L’Etat ne joue pas son rôle
Mohamed Ammar du Bloc démocrate a épinglé, lui, les spéculateurs, ceux qui « contrôlent les marchés de l’alimentaire et des engrais », accusant l’Etat de ne pas jouer son rôle de régulateur : « Votre rôle de contrôle sur les coûts des produits agricoles est absent ». Pour finir, le député a lâché le mot fatidique, devenu incontournable, quel que soit le domaine évoqué, « le secteur est contrôlé par les lobbies ». Qui sont-ils ? Pourquoi ne sont-ils pas nominativement évoqués ? Le Tunisien lambda a l’impression d’assister à un théâtre de fantômes, à chaque fois que cette phrase est lancée.

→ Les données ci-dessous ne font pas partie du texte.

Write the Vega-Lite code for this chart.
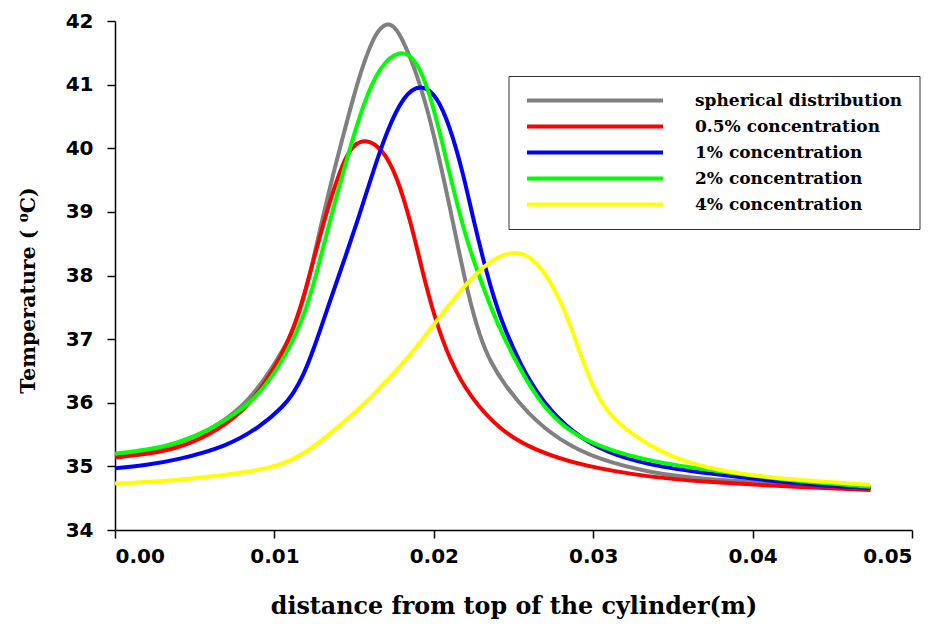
{
  "$schema": "https://vega.github.io/schema/vega-lite/v6.json",
  "width": 797,
  "height": 509,
  "autosize": "none",
  "padding": {"left": 115, "top": 21, "right": 25, "bottom": 96},
  "background": "white",
  "config": {"view": {"stroke": null}},
  "data": {"values": [
    {"d": 0, "T": 35.18, "s": "spherical distribution"},
    {"d": 0.002, "T": 35.24, "s": "spherical distribution"},
    {"d": 0.004, "T": 35.36, "s": "spherical distribution"},
    {"d": 0.006, "T": 35.57, "s": "spherical distribution"},
    {"d": 0.008, "T": 35.93, "s": "spherical distribution"},
    {"d": 0.0093, "T": 36.33, "s": "spherical distribution"},
    {"d": 0.011, "T": 37.0, "s": "spherical distribution"},
    {"d": 0.0118, "T": 37.58, "s": "spherical distribution"},
    {"d": 0.01244, "T": 38.25, "s": "spherical distribution"},
    {"d": 0.01307, "T": 38.95, "s": "spherical distribution"},
    {"d": 0.0137, "T": 39.61, "s": "spherical distribution"},
    {"d": 0.01432, "T": 40.2, "s": "spherical distribution"},
    {"d": 0.01495, "T": 40.8, "s": "spherical distribution"},
    {"d": 0.01558, "T": 41.33, "s": "spherical distribution"},
    {"d": 0.0162, "T": 41.72, "s": "spherical distribution"},
    {"d": 0.0166, "T": 41.88, "s": "spherical distribution"},
    {"d": 0.0171, "T": 41.97, "s": "spherical distribution"},
    {"d": 0.0176, "T": 41.9, "s": "spherical distribution"},
    {"d": 0.0181, "T": 41.68, "s": "spherical distribution"},
    {"d": 0.0189, "T": 41.2, "s": "spherical distribution"},
    {"d": 0.0198, "T": 40.44, "s": "spherical distribution"},
    {"d": 0.0206, "T": 39.55, "s": "spherical distribution"},
    {"d": 0.0214, "T": 38.6, "s": "spherical distribution"},
    {"d": 0.0221, "T": 37.75, "s": "spherical distribution"},
    {"d": 0.0229, "T": 37.02, "s": "spherical distribution"},
    {"d": 0.0236, "T": 36.62, "s": "spherical distribution"},
    {"d": 0.0244, "T": 36.3, "s": "spherical distribution"},
    {"d": 0.0258, "T": 35.85, "s": "spherical distribution"},
    {"d": 0.0279, "T": 35.4, "s": "spherical distribution"},
    {"d": 0.0304, "T": 35.1, "s": "spherical distribution"},
    {"d": 0.0336, "T": 34.9, "s": "spherical distribution"},
    {"d": 0.0367, "T": 34.8, "s": "spherical distribution"},
    {"d": 0.043, "T": 34.71, "s": "spherical distribution"},
    {"d": 0.0474, "T": 34.67, "s": "spherical distribution"},

    {"d": 0, "T": 35.14, "s": "0.5% concentration"},
    {"d": 0.002, "T": 35.19, "s": "0.5% concentration"},
    {"d": 0.00387, "T": 35.28, "s": "0.5% concentration"},
    {"d": 0.00596, "T": 35.49, "s": "0.5% concentration"},
    {"d": 0.00805, "T": 35.86, "s": "0.5% concentration"},
    {"d": 0.0093, "T": 36.26, "s": "0.5% concentration"},
    {"d": 0.01077, "T": 36.88, "s": "0.5% concentration"},
    {"d": 0.0116, "T": 37.45, "s": "0.5% concentration"},
    {"d": 0.01244, "T": 38.22, "s": "0.5% concentration"},
    {"d": 0.01328, "T": 39.02, "s": "0.5% concentration"},
    {"d": 0.01432, "T": 39.8, "s": "0.5% concentration"},
    {"d": 0.01495, "T": 40.06, "s": "0.5% concentration"},
    {"d": 0.0158, "T": 40.15, "s": "0.5% concentration"},
    {"d": 0.0168, "T": 39.98, "s": "0.5% concentration"},
    {"d": 0.01767, "T": 39.58, "s": "0.5% concentration"},
    {"d": 0.0186, "T": 38.8, "s": "0.5% concentration"},
    {"d": 0.0193, "T": 38.05, "s": "0.5% concentration"},
    {"d": 0.02, "T": 37.38, "s": "0.5% concentration"},
    {"d": 0.021, "T": 36.66, "s": "0.5% concentration"},
    {"d": 0.0223, "T": 36.08, "s": "0.5% concentration"},
    {"d": 0.02415, "T": 35.57, "s": "0.5% concentration"},
    {"d": 0.02624, "T": 35.26, "s": "0.5% concentration"},
    {"d": 0.0294, "T": 35.0, "s": "0.5% concentration"},
    {"d": 0.0336, "T": 34.83, "s": "0.5% concentration"},
    {"d": 0.0367, "T": 34.76, "s": "0.5% concentration"},
    {"d": 0.043, "T": 34.67, "s": "0.5% concentration"},
    {"d": 0.0474, "T": 34.63, "s": "0.5% concentration"},

    {"d": 0, "T": 34.97, "s": "1% concentration"},
    {"d": 0.002, "T": 35.02, "s": "1% concentration"},
    {"d": 0.00387, "T": 35.1, "s": "1% concentration"},
    {"d": 0.007, "T": 35.31, "s": "1% concentration"},
    {"d": 0.0091, "T": 35.62, "s": "1% concentration"},
    {"d": 0.01056, "T": 35.94, "s": "1% concentration"},
    {"d": 0.0112, "T": 36.15, "s": "1% concentration"},
    {"d": 0.0118, "T": 36.42, "s": "1% concentration"},
    {"d": 0.01244, "T": 36.82, "s": "1% concentration"},
    {"d": 0.01349, "T": 37.6, "s": "1% concentration"},
    {"d": 0.01453, "T": 38.35, "s": "1% concentration"},
    {"d": 0.01537, "T": 38.98, "s": "1% concentration"},
    {"d": 0.0162, "T": 39.64, "s": "1% concentration"},
    {"d": 0.01704, "T": 40.26, "s": "1% concentration"},
    {"d": 0.01809, "T": 40.83, "s": "1% concentration"},
    {"d": 0.0192, "T": 41.02, "s": "1% concentration"},
    {"d": 0.0202, "T": 40.82, "s": "1% concentration"},
    {"d": 0.021, "T": 40.35, "s": "1% concentration"},
    {"d": 0.02185, "T": 39.6, "s": "1% concentration"},
    {"d": 0.02248, "T": 38.88, "s": "1% concentration"},
    {"d": 0.02332, "T": 38.03, "s": "1% concentration"},
    {"d": 0.02415, "T": 37.33, "s": "1% concentration"},
    {"d": 0.02541, "T": 36.6, "s": "1% concentration"},
    {"d": 0.02687, "T": 35.99, "s": "1% concentration"},
    {"d": 0.02875, "T": 35.52, "s": "1% concentration"},
    {"d": 0.03085, "T": 35.21, "s": "1% concentration"},
    {"d": 0.03356, "T": 35.02, "s": "1% concentration"},
    {"d": 0.0367, "T": 34.9, "s": "1% concentration"},
    {"d": 0.043, "T": 34.72, "s": "1% concentration"},
    {"d": 0.0474, "T": 34.66, "s": "1% concentration"},

    {"d": 0, "T": 35.2, "s": "2% concentration"},
    {"d": 0.002, "T": 35.26, "s": "2% concentration"},
    {"d": 0.00387, "T": 35.36, "s": "2% concentration"},
    {"d": 0.00596, "T": 35.57, "s": "2% concentration"},
    {"d": 0.00805, "T": 35.91, "s": "2% concentration"},
    {"d": 0.00889, "T": 36.1, "s": "2% concentration"},
    {"d": 0.01035, "T": 36.57, "s": "2% concentration"},
    {"d": 0.01181, "T": 37.3, "s": "2% concentration"},
    {"d": 0.01265, "T": 38.03, "s": "2% concentration"},
    {"d": 0.01349, "T": 38.87, "s": "2% concentration"},
    {"d": 0.01453, "T": 39.82, "s": "2% concentration"},
    {"d": 0.01558, "T": 40.71, "s": "2% concentration"},
    {"d": 0.01662, "T": 41.3, "s": "2% concentration"},
    {"d": 0.0179, "T": 41.56, "s": "2% concentration"},
    {"d": 0.0189, "T": 41.4, "s": "2% concentration"},
    {"d": 0.01976, "T": 40.86, "s": "2% concentration"},
    {"d": 0.0206, "T": 40.02, "s": "2% concentration"},
    {"d": 0.02144, "T": 39.13, "s": "2% concentration"},
    {"d": 0.0222, "T": 38.45, "s": "2% concentration"},
    {"d": 0.0229, "T": 37.95, "s": "2% concentration"},
    {"d": 0.02395, "T": 37.25, "s": "2% concentration"},
    {"d": 0.0252, "T": 36.62, "s": "2% concentration"},
    {"d": 0.02666, "T": 35.99, "s": "2% concentration"},
    {"d": 0.02834, "T": 35.57, "s": "2% concentration"},
    {"d": 0.03043, "T": 35.3, "s": "2% concentration"},
    {"d": 0.03356, "T": 35.07, "s": "2% concentration"},
    {"d": 0.03879, "T": 34.89, "s": "2% concentration"},
    {"d": 0.043, "T": 34.76, "s": "2% concentration"},
    {"d": 0.0474, "T": 34.68, "s": "2% concentration"},

    {"d": 0, "T": 34.73, "s": "4% concentration"},
    {"d": 0.003, "T": 34.76, "s": "4% concentration"},
    {"d": 0.006, "T": 34.84, "s": "4% concentration"},
    {"d": 0.0085, "T": 34.92, "s": "4% concentration"},
    {"d": 0.01014, "T": 35.0, "s": "4% concentration"},
    {"d": 0.01181, "T": 35.18, "s": "4% concentration"},
    {"d": 0.01328, "T": 35.47, "s": "4% concentration"},
    {"d": 0.01537, "T": 35.91, "s": "4% concentration"},
    {"d": 0.0165, "T": 36.2, "s": "4% concentration"},
    {"d": 0.01788, "T": 36.57, "s": "4% concentration"},
    {"d": 0.01893, "T": 36.88, "s": "4% concentration"},
    {"d": 0.01997, "T": 37.22, "s": "4% concentration"},
    {"d": 0.021, "T": 37.55, "s": "4% concentration"},
    {"d": 0.02206, "T": 37.88, "s": "4% concentration"},
    {"d": 0.02353, "T": 38.24, "s": "4% concentration"},
    {"d": 0.025, "T": 38.4, "s": "4% concentration"},
    {"d": 0.02624, "T": 38.28, "s": "4% concentration"},
    {"d": 0.02729, "T": 37.93, "s": "4% concentration"},
    {"d": 0.0283, "T": 37.4, "s": "4% concentration"},
    {"d": 0.0288, "T": 37.05, "s": "4% concentration"},
    {"d": 0.0294, "T": 36.62, "s": "4% concentration"},
    {"d": 0.03, "T": 36.25, "s": "4% concentration"},
    {"d": 0.0306, "T": 35.97, "s": "4% concentration"},
    {"d": 0.0313, "T": 35.75, "s": "4% concentration"},
    {"d": 0.0321, "T": 35.57, "s": "4% concentration"},
    {"d": 0.0336, "T": 35.32, "s": "4% concentration"},
    {"d": 0.0352, "T": 35.12, "s": "4% concentration"},
    {"d": 0.03775, "T": 34.94, "s": "4% concentration"},
    {"d": 0.04088, "T": 34.82, "s": "4% concentration"},
    {"d": 0.0474, "T": 34.71, "s": "4% concentration"}
  ]},
  "mark": {"type": "line", "strokeWidth": 4, "interpolate": "basis"},
  "encoding": {
    "x": {
      "field": "d", "type": "quantitative",
      "scale": {"domain": [0, 0.05], "nice": false, "zero": false},
      "axis": {
        "title": "distance from top of the cylinder(m)",
        "values": [0, 0.01, 0.02, 0.03, 0.04, 0.05],
        "format": ".2f",
        "grid": false,
        "domainColor": "black", "domainWidth": 1.5,
        "tickColor": "black", "tickWidth": 1.5, "tickSize": 8,
        "labelFont": "DejaVu Sans", "labelFontWeight": "bold", "labelFontSize": 20, "labelColor": "black",
        "labelPadding": 8,
        "titleFont": "DejaVu Serif", "titleFontWeight": "bold", "titleFontSize": 23.8, "titleColor": "black",
        "titlePadding": 28
      }
    },
    "y": {
      "field": "T", "type": "quantitative",
      "scale": {"domain": [34, 42], "nice": false, "zero": false},
      "axis": {
        "title": "Temperature ( ⁰C)",
        "values": [34, 35, 36, 37, 38, 39, 40, 41, 42],
        "format": "d",
        "grid": false,
        "domainColor": "black", "domainWidth": 1.5,
        "tickColor": "black", "tickWidth": 1.5, "tickSize": 8,
        "labelFont": "DejaVu Sans", "labelFontWeight": "bold", "labelFontSize": 20, "labelColor": "black",
        "labelPadding": 14,
        "titleFont": "DejaVu Serif", "titleFontWeight": "bold", "titleFontSize": 20.5, "titleColor": "black",
        "titlePadding": 27,
        "titleY": 269
      }
    },
    "color": {
      "field": "s", "type": "nominal",
      "sort": ["spherical distribution", "0.5% concentration", "1% concentration", "2% concentration", "4% concentration"],
      "scale": {
        "domain": ["spherical distribution", "0.5% concentration", "1% concentration", "2% concentration", "4% concentration"],
        "range": ["#808080", "#ff0000", "#0000ff", "#00ff00", "#ffff00"]
      },
      "legend": {
        "title": null,
        "orient": "none",
        "legendX": 393.5,
        "legendY": 55,
        "symbolType": "stroke",
        "symbolSize": 18496,
        "symbolStrokeWidth": 4,
        "clipHeight": 16,
        "labelFont": "DejaVu Serif", "labelFontWeight": "bold", "labelFontSize": 17, "labelColor": "black",
        "labelOffset": 30,
        "labelLimit": 400,
        "rowPadding": 9,
        "padding": 16.5,
        "strokeColor": "#333333",
        "fillColor": "white"
      }
    }
  }
}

Plus concrètement, Zouhair Makhlouf a proposé à la ministre d’œuvrer à coordonner davantage avec le ministère du Commerce pour l’optimisation des circuits de distribution des produits agricoles. Dans son intervention, il a énuméré les failles structurelles du secteur qui vont de la formation professionnelle à l’agriculture biologique, en passant par la gestion des eaux pluviales. Le député du Bloc démocrate a relevé ce qu’il considère comme une forte inadéquation entre le budget du ministère et les projets programmés. Imed Khemiri du bloc Ennahdha a soulevé, pour sa part, le problème des travailleuses des champs, appelant à une révision de la législation pour leur garantir plus de droits. Les prix de l’alimentation animale et du fourrage ne sont pas uniformes, a critiqué la députée du PDL, Hager Naïfer, qui a également attiré l’attention de la ministre sur l’inquiétante et illégale déforestation du patrimoine forestier national.
En somme, l’agriculture est un domaine sinistré qui requiert une réelle prise en main de l’Etat avec l’implication des fonds privés. C’est inévitable. Mais la détresse de l’agriculteur tunisien est une tragédie nationale résumée par le député indépendant Adnane Hajji : « L’agriculteur a le sentiment d’avoir été abandonné par l’Etat ». On ajouterait, à son triste sort.
L’agriculture est la colonne vertébrale de la Tunisie, ont clamé nombre d’élus. Or, le secteur, on l’a vu, est au bord de l’asphyxie vit sous perfusion. Il souffre du manque de moyens et de surabondance d’intermédiaires, de spéculateurs aux gros ventres à qui on a laissé, c’est le cas de le dire, le champ libre.